La primacía de Pedro
Un pasaje final está dedicado a la primacía de Pedro: “Un pensamiento a este propósito nos aflige, y es el ver cómo precisamente nosotros, promotores de tal reconciliación, somos considerados por muchos hermanos separados como el obstáculo principal que se opone a ella, a causa del primado de honor y de jurisdicción que Cristo confirió al apóstol Pedro y que nosotros hemos heredado de él. ¿No hay quienes sostienen que, si se suprimiese el primado de Pedro, la unificación de las Iglesias separadas con la Iglesia católica sería más fácil? (…) Queremos suplicar a los hermanos separados que consideren la inconsistencia de tal hipótesis, y no solo porque sin el Papa la Iglesia católica ya no sería tal, sino porque faltando en la Iglesia de Cristo el oficio pastoral supremo, eficaz y decisivo de Pedro, la unidad se desmoronaría, y en vano se intentaría reconstruirla luego con criterios sustitutivos de aquel auténtico establecido por el mismo Cristo: Se formarían tantos cismas en la Iglesia cuantos sacerdotes, escribe acertadamente San Jerónimo”.
El Sumo Pontífice consideraba además “que este gozne central de la santa Iglesia no pretende constituir una supremacía de orgullo espiritual o de dominio humano sino un primado de servicio, de ministerio y de amor. No es una vana retórica la que atribuye al Vicario de Cristo el título de servus servorum Dei”; es decir, “siervo de los siervos de Dios”.

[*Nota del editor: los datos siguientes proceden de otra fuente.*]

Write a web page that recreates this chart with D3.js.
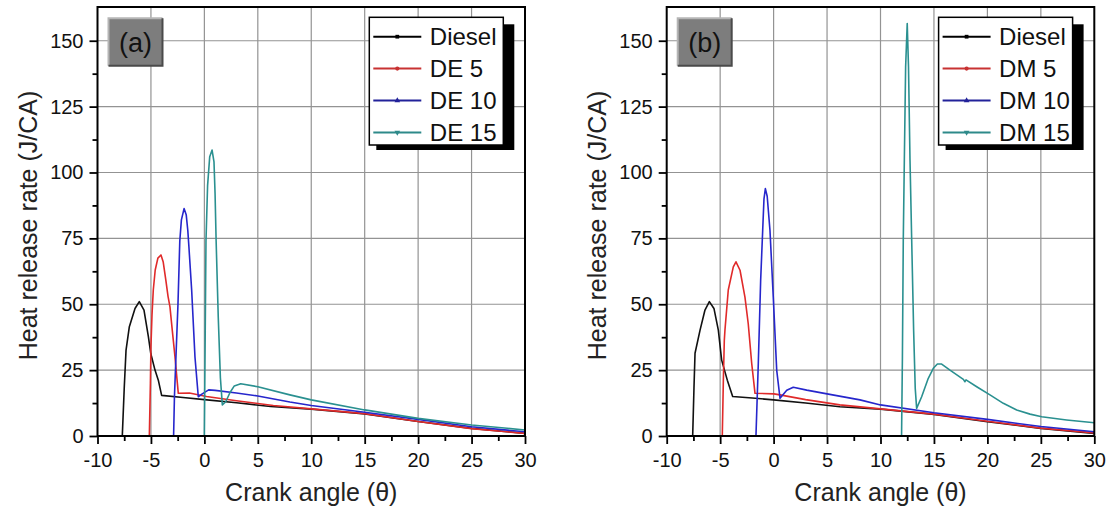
<!DOCTYPE html>
<html>
<head>
<meta charset="utf-8">
<script src="https://cdn.jsdelivr.net/npm/d3@7"></script>
<style>
  html, body { margin: 0; padding: 0; background: #fff; }
  svg { display: block; font-family: "Liberation Sans", Arial, sans-serif; }
</style>
</head>
<body>
<svg id="chart" width="1113" height="511"></svg>
<script>
// ---------- data ----------
const xTicks = [-10, -5, 0, 5, 10, 15, 20, 25, 30];
const xMinor = [-7.5, -2.5, 2.5, 7.5, 12.5, 17.5, 22.5, 27.5];
const yTicks = [0, 25, 50, 75, 100, 125, 150];
const yMinor = [12.5, 37.5, 62.5, 87.5, 112.5, 137.5];

const legendA = ["Diesel", "DE 5", "DE 10", "DE 15"];
const legendB = ["Diesel", "DM 5", "DM 10", "DM 15"];

// Panel (a): [crank angle, heat release rate]
const aDiesel = [[-10,0],[-7.68,0],[-7.5,18],[-7.33,32.6],[-7.02,41.5],[-6.49,48.4],[-6.09,51],[-5.65,47.8],[-5.24,37.7],[-5.02,31.4],[-4.62,25],[-4.31,21.2],[-4.0,15.4],[-2,14.6],[0,13.8],[3,12.6],[6.2,11.2],[10,10.2],[15,8.4],[20,5.5],[25,2.9],[30,1.0]];
const aDE5 = [[-10,0],[-5.15,0],[-5.05,20],[-5.0,34],[-4.9,46],[-4.78,55.4],[-4.6,63],[-4.35,67.5],[-4.06,68.7],[-3.85,66],[-3.6,59],[-3.4,53],[-3.22,49],[-3.0,40],[-2.75,30],[-2.55,21],[-2.44,16.2],[-1.4,16.3],[0.2,15],[3,13.4],[6.45,11.6],[10,10.3],[15,8.5],[20,5.5],[25,2.8],[30,1.0]];
const aDE10 = [[-10,0],[-2.88,0],[-2.8,15],[-2.66,30],[-2.47,50],[-2.3,74],[-2.15,82],[-1.9,86.3],[-1.7,84],[-1.55,78],[-1.45,72],[-1.19,55.4],[-0.88,30],[-0.57,14.9],[-0.2,16],[0.4,17.5],[1,17.3],[3,16.3],[5,15.2],[8,12.9],[10,11.6],[15,9.0],[20,6.3],[25,3.5],[30,1.6]];
const aDE15 = [[-10,0],[0.0,0],[0.08,40],[0.15,74],[0.3,95],[0.5,106],[0.72,108.5],[0.9,104],[1.0,92],[1.1,74],[1.3,45],[1.5,22],[1.68,11.8],[2.0,13],[2.4,16.5],[2.8,19],[3.4,19.8],[5,18.7],[8,15.6],[10,13.7],[15,9.9],[20,6.7],[25,4.2],[30,2.3]];

// Panel (b)
const bDiesel = [[-10,0],[-7.57,0],[-7.45,18],[-7.35,31.4],[-6.88,40.2],[-6.42,47.8],[-6.01,51],[-5.58,48.4],[-5.17,40.2],[-4.86,28.8],[-4.33,21.2],[-3.83,15.0],[-2,14.4],[0,13.7],[3,12.5],[6.2,11.1],[10,10.2],[15,8.2],[20,5.4],[25,2.9],[30,1.0]];
const bDM5 = [[-10,0],[-4.8,0],[-4.7,21.2],[-4.61,36.4],[-4.55,40.2],[-4.24,55.4],[-3.77,64.2],[-3.52,66.1],[-3.14,62.9],[-2.68,52.7],[-2.37,42.5],[-2.05,27.6],[-1.74,16.2],[0.03,16.0],[0.6,15.6],[3,13.8],[6.2,11.8],[10,10.3],[15,8.3],[20,5.6],[25,3.0],[30,1.2]];
const bDM10 = [[-10,0],[-1.65,0],[-1.43,27.6],[-1.21,59.2],[-1.02,78.1],[-0.9,90],[-0.77,93.9],[-0.6,91],[-0.34,78.1],[-0.03,52.7],[0.29,25],[0.6,14.3],[1.23,17.4],[1.84,18.5],[3.1,17.4],[5,16.0],[8.08,13.7],[10,11.8],[15,8.8],[20,6.3],[25,3.6],[30,1.6]];
const bDM15 = [[-10,0],[11.97,0],[12.05,30],[12.13,74],[12.23,104.7],[12.35,140],[12.5,156.5],[12.62,140],[12.76,104.7],[12.92,74],[13.1,40],[13.25,18],[13.38,10.5],[13.85,14.9],[14.47,21.9],[14.94,25.7],[15.32,27.3],[15.72,27.3],[16.5,25],[17.75,21.5],[17.9,20.6],[18.0,21.3],[19.0,18.7],[20.24,15.6],[21.49,12.4],[22.74,9.9],[23.99,8.3],[25.08,7.3],[27.41,6.1],[30,5.0]];

const seriesColors = ["#111111", "#e02a2a", "#2626cc", "#2a9090"];
const legendColors = ["#000000", "#c83232", "#22229a", "#2e8a8a"];

// ---------- drawing ----------
const svg = d3.select("#chart");
const TOP = 7, BOTTOM = 436;
const fmt = d => String(d);   // plain hyphen-minus like the original

function drawPanel(cfg) {
  const x = d3.scaleLinear().domain([-10, 30]).range([cfg.left, cfg.right]);
  const y = d3.scaleLinear().domain([0, 162.8]).range([BOTTOM, TOP]);
  const g = svg.append("g");

  // grid
  g.append("g").selectAll("line.vg").data(xTicks.filter(d => d > -10 && d < 30)).join("line")
    .attr("x1", d => x(d)).attr("x2", d => x(d)).attr("y1", TOP).attr("y2", BOTTOM)
    .attr("stroke", "#939393").attr("stroke-width", 1.2);
  g.append("g").selectAll("line.hg").data(yTicks.filter(d => d > 0)).join("line")
    .attr("x1", cfg.left).attr("x2", cfg.right).attr("y1", d => y(d)).attr("y2", d => y(d))
    .attr("stroke", "#939393").attr("stroke-width", 1.2);

  // series
  const line = d3.line().x(d => x(d[0])).y(d => y(d[1]));
  cfg.series.forEach((s, i) => {
    g.append("path").datum(s).attr("d", line).attr("fill", "none")
      .attr("stroke", seriesColors[i]).attr("stroke-width", 1.6).attr("stroke-linejoin", "round");
  });

  // axes
  const xAxis = d3.axisBottom(x).tickValues(xTicks).tickSize(8).tickPadding(9).tickFormat(fmt);
  const xAxisMinor = d3.axisBottom(x).tickValues(xMinor).tickSize(5).tickFormat("");
  const yAxis = d3.axisLeft(y).tickValues(yTicks).tickSize(8).tickPadding(6).tickFormat(fmt);
  const yAxisMinor = d3.axisLeft(y).tickValues(yMinor).tickSize(5).tickFormat("");

  const gx = g.append("g").attr("transform", `translate(0,${BOTTOM})`).call(xAxis);
  g.append("g").attr("transform", `translate(0,${BOTTOM})`).call(xAxisMinor).select(".domain").remove();
  const gy = g.append("g").attr("transform", `translate(${cfg.left},0)`).call(yAxis);
  g.append("g").attr("transform", `translate(${cfg.left},0)`).call(yAxisMinor).select(".domain").remove();
  [gx, gy].forEach(a => {
    a.select(".domain").remove();
    a.selectAll("text").attr("font-size", 20).attr("fill", "#111").attr("font-family", "'Liberation Sans', Arial, sans-serif");
  });
  g.selectAll(".tick line").attr("stroke", "#000").attr("stroke-width", 1.8);

  // frame
  g.append("rect").attr("x", cfg.left).attr("y", TOP).attr("width", cfg.right - cfg.left).attr("height", BOTTOM - TOP)
    .attr("fill", "none").attr("stroke", "#000").attr("stroke-width", 2);

  // axis titles
  g.append("text").attr("x", (cfg.left + cfg.right) / 2).attr("y", 501)
    .attr("text-anchor", "middle").attr("font-size", 25).attr("fill", "#222")
    .text("Crank angle (\u03B8)");
  g.append("text").attr("transform", `translate(${cfg.left - 61},${(TOP + BOTTOM) / 2 + 4}) rotate(-90)`)
    .attr("text-anchor", "middle").attr("font-size", 25).attr("fill", "#222")
    .text("Heat release rate (J/CA)");

  // panel label box
  const lb = { x: cfg.left + 11, y: 18.3, w: 54, h: 47.4 };
  g.append("rect").attr("x", lb.x).attr("y", lb.y).attr("width", lb.w).attr("height", lb.h).attr("fill", "#7d7d7d");
  g.append("path").attr("d", `M${lb.x},${lb.y + lb.h}V${lb.y}H${lb.x + lb.w}`).attr("fill", "none").attr("stroke", "#b5b5b5").attr("stroke-width", 2);
  g.append("path").attr("d", `M${lb.x + lb.w},${lb.y}V${lb.y + lb.h}H${lb.x}`).attr("fill", "none").attr("stroke", "#4a4a4a").attr("stroke-width", 2);
  g.append("text").attr("x", lb.x + lb.w / 2).attr("y", lb.y + lb.h / 2 + 9.5).attr("text-anchor", "middle")
    .attr("font-size", 27).attr("fill", "#111").text(cfg.label);

  // legend
  const L = { x: cfg.right - 155.7, y: 17.3, w: 134, h: 127.7 };
  g.append("rect").attr("x", L.x + 7).attr("y", L.y + 7).attr("width", L.w + 4).attr("height", L.h - 2).attr("fill", "#000");
  g.append("rect").attr("x", L.x).attr("y", L.y).attr("width", L.w).attr("height", L.h)
    .attr("fill", "#fff").attr("stroke", "#000").attr("stroke-width", 1.5);
  const symbols = [d3.symbolSquare, d3.symbolCircle, d3.symbolTriangle, d3.symbolTriangle];
  cfg.legend.forEach((name, i) => {
    const cy = 36.7 + i * 31.9;
    g.append("line").attr("x1", L.x + 4).attr("x2", L.x + 52).attr("y1", cy).attr("y2", cy)
      .attr("stroke", legendColors[i]).attr("stroke-width", 2);
    g.append("path").attr("d", d3.symbol().type(symbols[i]).size(14))
      .attr("transform", `translate(${L.x + 28},${cy}) rotate(${i === 3 ? 180 : 0})`)
      .attr("fill", legendColors[i]);
    g.append("text").attr("x", L.x + 60.5).attr("y", cy + 8.5).attr("font-size", 24).attr("fill", "#111").text(name);
  });
}

drawPanel({ left: 97.5, right: 525, label: "(a)", legend: legendA, series: [aDiesel, aDE5, aDE10, aDE15] });
drawPanel({ left: 666.7, right: 1094.3, label: "(b)", legend: legendB, series: [bDiesel, bDM5, bDM10, bDM15] });
</script>
</body>
</html>
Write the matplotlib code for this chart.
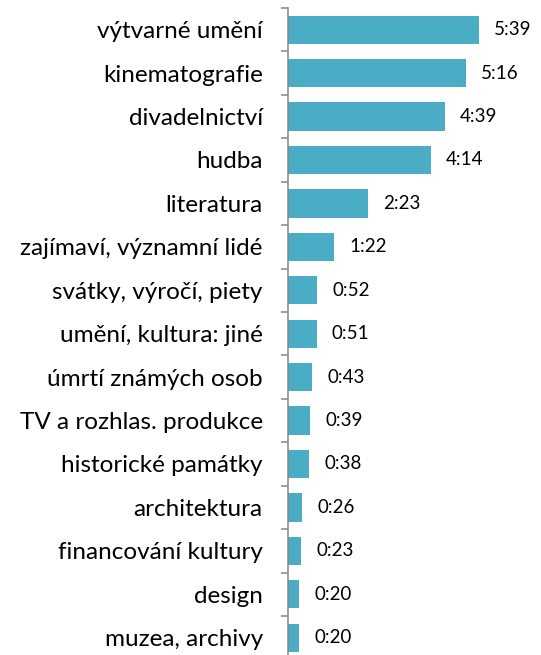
import matplotlib
matplotlib.use('Agg')
import matplotlib.pyplot as plt

# ─── data ──────────────────────────────────
categories = ['výtvarné umění', 'kinematografie', 'divadelnictví', 'hudba', 'literatura',
              'zajímaví, významní lidé', 'svátky, výročí, piety', 'umění, kultura: jiné',
              'úmrtí známých osob', 'TV a rozhlas. produkce', 'historické památky',
              'architektura', 'financování kultury', 'design', 'muzea, archivy']
durations = ['5:39', '5:16', '4:39', '4:14', '2:23', '1:22', '0:52', '0:51',
             '0:43', '0:39', '0:38', '0:26', '0:23', '0:20', '0:20']
seconds = [int(d.split(':')[0]) * 60 + int(d.split(':')[1]) for d in durations]

plt.rcParams['font.family'] = ['Lato', 'DejaVu Sans']

fig = plt.figure(figsize=(5.41, 6.55), dpi=100)
ax = fig.add_axes([0.532, -0.0067, 0.468, 0.9945])

y = list(range(len(categories)))
ax.barh(y, seconds, height=0.65, color='#4BACC6')
for yi, s, d in zip(y, seconds, durations):
    ax.annotate(d, (s, yi), xytext=(11, 0), textcoords='offset points',
                va='center', ha='left', fontsize=13.5, color='#000000')

ax.set_xlim(0, 450)
ax.set_ylim(len(categories) - 0.5, -0.5)
ax.set_yticks(y)
ax.set_yticklabels(categories, fontsize=17.5)
ax.tick_params(axis='y', which='major', length=0, pad=18)
ax.set_yticks([i - 0.5 for i in range(len(categories) + 1)], minor=True)
ax.tick_params(axis='y', which='minor', length=5, width=1.1, color='#868686')
ax.set_xticks([])
for side in ['top', 'right', 'bottom']:
    ax.spines[side].set_visible(False)
ax.spines['left'].set_color('#868686')
ax.spines['left'].set_linewidth(1.1)

fig.savefig('out.png', dpi=100)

El eco de la encíclica de Pacelli
Hay que señalar cómo la encíclica programática de Pablo VI depende profundamente desde el punto de vista teológico de la Mystici corporis de Pío XII, citada íntegramente en dos pasajes significativos, uno de los cuales invita a «reconocer en la Iglesia al mismo Cristo». En la encíclica de Pacelli resuenan también muchas de las definiciones contenidas en Ecclesiam suam: la Iglesia corresponde a los sarmientos de los que Cristo es la vid; la Iglesia es misterio, un misterio que «no es simple objeto de conocimiento teológico», sino un «hecho vivido, en el que incluso antes de tener una noción clara de él el alma fiel puede tener una experiencia casi innata».